## Source material
+ + + + + + +
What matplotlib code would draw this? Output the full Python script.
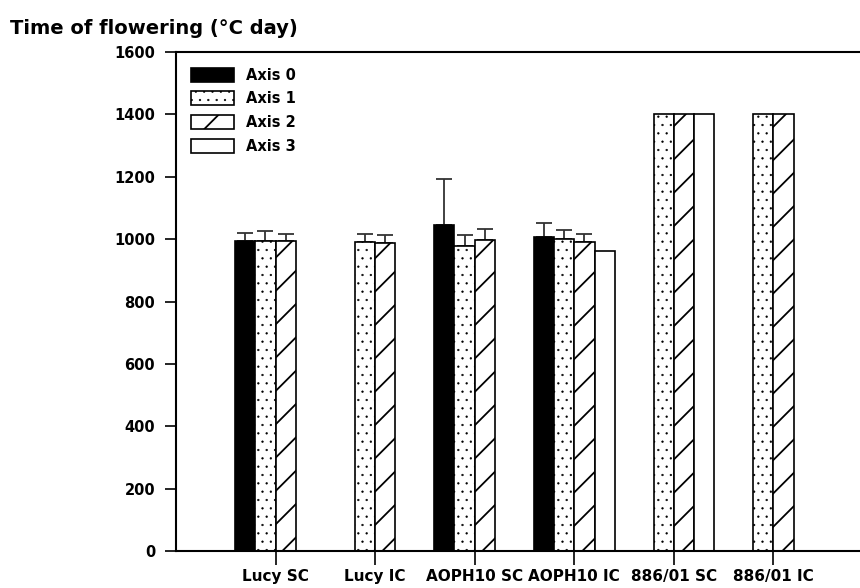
import numpy as np
import matplotlib
matplotlib.use("Agg")
import matplotlib.pyplot as plt

categories = ["Lucy SC", "Lucy IC", "AOPH10 SC", "AOPH10 IC", "886/01 SC", "886/01 IC"]
series_names = ["Axis 0", "Axis 1", "Axis 2", "Axis 3"]
axis0 = [993, np.nan, 1045, 1007, np.nan, np.nan]
axis1 = [995, 990, 979, 1001, 1400, 1400]
axis2 = [994, 986, 997, 992, 1400, 1400]
axis3 = [np.nan, np.nan, np.nan, 962, 1400, np.nan]
err0 = [27, 0, 149, 45, 0, 0]
err1 = [31, 25, 34, 27, 0, 0]
err2 = [23, 26, 37, 25, 0, 0]
err3 = [0, 0, 0, 0, 0, 0]
yticks = [0, 200, 400, 600, 800, 1000, 1200, 1400, 1600]

plt.rcParams['font.family'] = ['DejaVu Sans']
plt.rcParams['font.weight'] = 'bold'
plt.rcParams['hatch.linewidth'] = 1.3

fig = plt.figure(figsize=(8.6, 5.88), dpi=100)
W, H = 860, 588
left_px, right_px, top_px, bot_px = 176, 873, 52, 551
ax = fig.add_axes([left_px / W, 1 - bot_px / H, (right_px - left_px) / W, (bot_px - top_px) / H])

x = np.arange(len(categories))
w = 0.204
DOT_LW = 0.4
styles = [
    dict(facecolor='black', hatch=None, hlw=1.3),
    dict(facecolor='white', hatch='..', hlw=DOT_LW),
    dict(facecolor='white', hatch='/', hlw=1.3),
    dict(facecolor='white', hatch=None, hlw=1.3),
]
values = [axis0, axis1, axis2, axis3]
errs = [err0, err1, err2, err3]
for j, (vals, er, st, name) in enumerate(zip(values, errs, styles, series_names)):
    pos = x + (j - 1.5) * w
    vals = np.array(vals, dtype=float)
    er = np.array(er, dtype=float)
    bars = ax.bar(pos, vals, width=w, facecolor=st['facecolor'], hatch=st['hatch'],
                  edgecolor='black', linewidth=1.2, label=name, zorder=2)
    for b in bars:
        if hasattr(b, 'set_hatch_linewidth'):
            b.set_hatch_linewidth(st['hlw'])
    mask = er > 0
    if mask.any():
        ax.errorbar(pos[mask], vals[mask], yerr=[np.zeros(mask.sum()), er[mask]],
                    fmt='none', ecolor='#333333', elinewidth=1.3, capsize=6,
                    capthick=1.3, zorder=1)

ax.set_xlim(-1.0, 6.0)
ax.set_ylim(0, 1600)
ax.set_yticks(yticks)
ax.set_xticks(x)
ax.set_xticklabels(categories)
ax.tick_params(axis='x', direction='out', length=10, width=1.2, pad=3, labelsize=11)
ax.tick_params(axis='y', direction='out', length=8, width=1.2, pad=7, labelsize=10.5)
for lab in ax.get_xticklabels() + ax.get_yticklabels():
    lab.set_fontweight('bold')
for s in ['left', 'bottom', 'top', 'right']:
    ax.spines[s].set_linewidth(1.5)

leg = ax.legend(loc='upper left', bbox_to_anchor=(0.002, 0.995), frameon=False,
                handlelength=3.0, handleheight=1.1, labelspacing=0.6,
                handletextpad=0.8, prop={'weight': 'bold', 'size': 10.5})
for p in leg.get_patches():
    if hasattr(p, 'set_hatch_linewidth') and p.get_hatch() == '..':
        p.set_hatch_linewidth(DOT_LW)

fig.text(10 / W, 1 - 28 / H, "Time of flowering (°C day)", fontsize=14,
         fontweight='bold', va='center', ha='left')

fig.savefig("out.png", dpi=100)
+ + + + + + +
## What you have to do
Reproduce the listing above exactly, excluding all pictures.

## Output for this task
What matplotlib code would draw this? Output the full Python script.
import numpy as np
import matplotlib
matplotlib.use("Agg")
import matplotlib.pyplot as plt

categories = ["Lucy SC", "Lucy IC", "AOPH10 SC", "AOPH10 IC", "886/01 SC", "886/01 IC"]
series_names = ["Axis 0", "Axis 1", "Axis 2", "Axis 3"]
axis0 = [993, np.nan, 1045, 1007, np.nan, np.nan]
axis1 = [995, 990, 979, 1001, 1400, 1400]
axis2 = [994, 986, 997, 992, 1400, 1400]
axis3 = [np.nan, np.nan, np.nan, 962, 1400, np.nan]
err0 = [27, 0, 149, 45, 0, 0]
err1 = [31, 25, 34, 27, 0, 0]
err2 = [23, 26, 37, 25, 0, 0]
err3 = [0, 0, 0, 0, 0, 0]
yticks = [0, 200, 400, 600, 800, 1000, 1200, 1400, 1600]

plt.rcParams['font.family'] = ['DejaVu Sans']
plt.rcParams['font.weight'] = 'bold'
plt.rcParams['hatch.linewidth'] = 1.3

fig = plt.figure(figsize=(8.6, 5.88), dpi=100)
W, H = 860, 588
left_px, right_px, top_px, bot_px = 176, 873, 52, 551
ax = fig.add_axes([left_px / W, 1 - bot_px / H, (right_px - left_px) / W, (bot_px - top_px) / H])

x = np.arange(len(categories))
w = 0.204
DOT_LW = 0.4
styles = [
    dict(facecolor='black', hatch=None, hlw=1.3),
    dict(facecolor='white', hatch='..', hlw=DOT_LW),
    dict(facecolor='white', hatch='/', hlw=1.3),
    dict(facecolor='white', hatch=None, hlw=1.3),
]
values = [axis0, axis1, axis2, axis3]
errs = [err0, err1, err2, err3]
for j, (vals, er, st, name) in enumerate(zip(values, errs, styles, series_names)):
    pos = x + (j - 1.5) * w
    vals = np.array(vals, dtype=float)
    er = np.array(er, dtype=float)
    bars = ax.bar(pos, vals, width=w, facecolor=st['facecolor'], hatch=st['hatch'],
                  edgecolor='black', linewidth=1.2, label=name, zorder=2)
    for b in bars:
        if hasattr(b, 'set_hatch_linewidth'):
            b.set_hatch_linewidth(st['hlw'])
    mask = er > 0
    if mask.any():
        ax.errorbar(pos[mask], vals[mask], yerr=[np.zeros(mask.sum()), er[mask]],
                    fmt='none', ecolor='#333333', elinewidth=1.3, capsize=6,
                    capthick=1.3, zorder=1)

ax.set_xlim(-1.0, 6.0)
ax.set_ylim(0, 1600)
ax.set_yticks(yticks)
ax.set_xticks(x)
ax.set_xticklabels(categories)
ax.tick_params(axis='x', direction='out', length=10, width=1.2, pad=3, labelsize=11)
ax.tick_params(axis='y', direction='out', length=8, width=1.2, pad=7, labelsize=10.5)
for lab in ax.get_xticklabels() + ax.get_yticklabels():
    lab.set_fontweight('bold')
for s in ['left', 'bottom', 'top', 'right']:
    ax.spines[s].set_linewidth(1.5)

leg = ax.legend(loc='upper left', bbox_to_anchor=(0.002, 0.995), frameon=False,
                handlelength=3.0, handleheight=1.1, labelspacing=0.6,
                handletextpad=0.8, prop={'weight': 'bold', 'size': 10.5})
for p in leg.get_patches():
    if hasattr(p, 'set_hatch_linewidth') and p.get_hatch() == '..':
        p.set_hatch_linewidth(DOT_LW)

fig.text(10 / W, 1 - 28 / H, "Time of flowering (°C day)", fontsize=14,
         fontweight='bold', va='center', ha='left')

fig.savefig("out.png", dpi=100)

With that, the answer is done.